Для него "Державным стал Пушкин", и в то же время он сам – "гений Игорь Северянин". Что же, может быть, он прав. Пушкин не печатается в уличных листках, Гёте в беспримесном виде мало доступен провинциальной сцене... Пусть за всеми "новаторскими" мнениями Игоря Северянина слышен твёрдый голос Козьмы Пруткова … Мы присутствуем при новом вторжении варваров, сильных своей талантливостью и ужасных своей брезгливостью. Только будущее покажет, "германцы" ли это или... гунны, от которых не останется и следа…"
Ещё один из наиболее тонких и высококультурных поэтов Владислав Ходасевич тоже отметил выдающийся талант Северянина:
"Мне нравятся стихи Игоря Северянина. И именно потому я открыто признаю недостатки его поэзии: поэту есть чем с избытком искупить их. Пусть порой не знает он чувства меры, пусть в его стихах встречаются ужаснейшие безвкусицы, – всё это покрывается неизменной и своеобразной музыкальностью, меткой образностью речи и всем тем, что делает Северянина непохожим ни на одного из современных поэтов, кроме его подра­жателей…"

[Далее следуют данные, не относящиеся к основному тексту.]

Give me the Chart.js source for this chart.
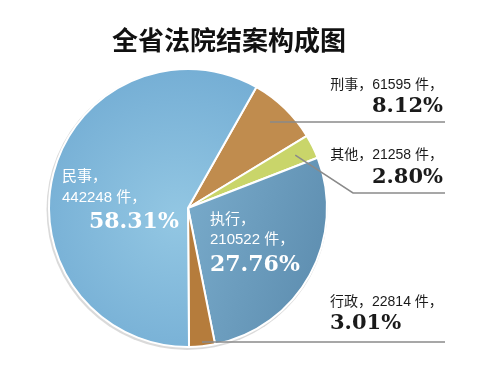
<!DOCTYPE html>
<html>
<head>
<meta charset="utf-8">
<script src="https://cdn.jsdelivr.net/npm/chart.js@4/dist/chart.umd.min.js"></script>
<style>
  html, body { margin: 0; padding: 0; background: #ffffff; }
  #wrap { width: 500px; height: 376px; position: relative; }
</style>
</head>
<body>
<div id="wrap"><canvas id="c" width="500" height="376"></canvas></div>
<script>
// ---- data ----
const titleText = '全省法院结案构成图';
const categories = ['刑事', '其他', '执行', '行政', '民事'];
const counts = [61595, 21258, 210522, 22814, 442248];
const percentLabels = ['8.12%', '2.80%', '27.76%', '3.01%', '58.31%'];
const unit = '件';

const baseColors = ['#c08c4e', '#c9d56a', '#6e9fc0', '#b57c3c', '#80b8da'];

const SANS = '"Liberation Sans", "Noto Sans CJK SC", sans-serif';
const SERIF = '"DejaVu Serif", "Liberation Serif", serif';
const CJK_BOLD = '"Noto Sans CJK SC", sans-serif';

function sliceColor(ctx) {
  const chart = ctx.chart;
  const i = ctx.dataIndex;
  const area = chart.chartArea;
  if (!area) return baseColors[i];
  const cx = (area.left + area.right) / 2;
  const cy = (area.top + area.bottom) / 2;
  const r = Math.min(area.width, area.height) / 2;
  const c = chart.ctx;
  if (i === 4) {
    const g = c.createRadialGradient(cx - 10, cy + 10, 0, cx - 10, cy + 10, r * 1.05);
    g.addColorStop(0, '#93c7e3');
    g.addColorStop(1, '#76afd5');
    return g;
  }
  if (i === 2) {
    const g = c.createLinearGradient(cx, cy, cx + r, cy + r * 0.3);
    g.addColorStop(0, '#77a9c9');
    g.addColorStop(1, '#5f8fb1');
    return g;
  }
  return baseColors[i];
}

const shadowPlugin = {
  id: 'pieShadow',
  beforeDatasetsDraw(chart) {
    const arc = chart.getDatasetMeta(0).data[0];
    if (!arc) return;
    const c = chart.ctx;
    c.save();
    c.beginPath();
    c.arc(arc.x - 1, arc.y + 1.5, arc.outerRadius + 1.5, 0, Math.PI * 2);
    c.fillStyle = 'rgba(150,150,150,0.35)';
    c.fill();
    c.restore();
  }
};

const labelPlugin = {
  id: 'pieLabels',
  afterDatasetsDraw(chart) {
    const meta = chart.getDatasetMeta(0);
    const a0 = meta.data[0];
    if (!a0) return;
    const cx = a0.x, cy = a0.y, R = a0.outerRadius;
    const c = chart.ctx;
    const W = chart.width;

    // title
    c.save();
    c.fillStyle = '#111111';
    c.font = 'bold 26px ' + CJK_BOLD;
    c.textAlign = 'center';
    c.textBaseline = 'middle';
    c.fillText(titleText, 229, 40);
    c.restore();

    const line1 = i => categories[i] + '，' + counts[i] + ' ' + unit + '，';

    function point(i, frac) {
      const el = meta.data[i];
      const mid = (el.startAngle + el.endAngle) / 2;
      return { x: cx + Math.cos(mid) * R * frac, y: cy + Math.sin(mid) * R * frac };
    }

    c.save();
    c.strokeStyle = '#8a8a8a';
    c.lineWidth = 1.5;
    // 刑事 leader
    c.beginPath();
    c.moveTo(cx + 82, cy - 86);
    c.lineTo(W - 55, cy - 86);
    c.stroke();
    // 其他 leader
    const p1 = point(1, 0.86);
    c.beginPath();
    c.moveTo(p1.x, p1.y);
    c.lineTo(cx + 165, cy - 15);
    c.lineTo(W - 55, cy - 15);
    c.stroke();
    // 行政 leader
    c.beginPath();
    c.moveTo(cx + 14, cy + 134);
    c.lineTo(W - 55, cy + 134);
    c.stroke();
    c.restore();

    c.save();
    c.textBaseline = 'middle';
    // outside labels
    c.fillStyle = '#1a1a1a';
    c.textAlign = 'right';
    c.font = '14px ' + SANS;
    c.fillText(line1(0), W - 57, cy - 123);
    c.fillText(line1(1), W - 57, cy - 53);
    c.font = 'bold 21px ' + SERIF;
    c.fillText(percentLabels[0], W - 57, cy - 101);
    c.fillText(percentLabels[1], W - 57, cy - 30);
    c.textAlign = 'left';
    c.font = '14px ' + SANS;
    c.fillText(line1(3), cx + 142, cy + 94);
    c.font = 'bold 21px ' + SERIF;
    c.fillText(percentLabels[3], cx + 142, cy + 116);

    // inside labels
    c.fillStyle = '#ffffff';
    c.font = '15px ' + SANS;
    c.fillText(categories[4] + '，', cx - 126, cy - 31);
    c.fillText(counts[4] + ' ' + unit + '，', cx - 126, cy - 10);
    c.fillText(categories[2] + '，', cx + 22, cy + 12);
    c.fillText(counts[2] + ' ' + unit + '，', cx + 22, cy + 32);
    c.font = 'bold 22px ' + SERIF;
    c.fillText(percentLabels[4], cx - 99, cy + 14);
    c.fillText(percentLabels[2], cx + 22, cy + 57);
    c.restore();
  }
};

new Chart(document.getElementById('c'), {
  type: 'pie',
  data: {
    labels: categories,
    datasets: [{
      data: counts,
      backgroundColor: sliceColor,
      borderColor: '#ffffff',
      borderWidth: 2
    }]
  },
  options: {
    responsive: false,
    animation: false,
    rotation: 29.5,
    layout: { padding: { left: 48, right: 172, top: 68, bottom: 28 } },
    plugins: {
      legend: { display: false },
      tooltip: { enabled: false },
      title: { display: false }
    }
  },
  plugins: [shadowPlugin, labelPlugin]
});
</script>
</body>
</html>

Его природная музыкальность (недаром ему предрекали славу композитора с детства) сказалась не только в музыкальности самих стихов, но и в музыкальности его авторского завораживающего чтения. Он гипнотизировал самые огромные залы своим исполнением, чего начисто лишены были и Велимир Хлебников, и Александр Блок, и многие другие его сверстники – поэты.
Это поистине медумическое шаманское чтение доводило публику до оргазма вплоть до 1918 года, когда в Москве в Политехническом музее его выбрали королём поэтов.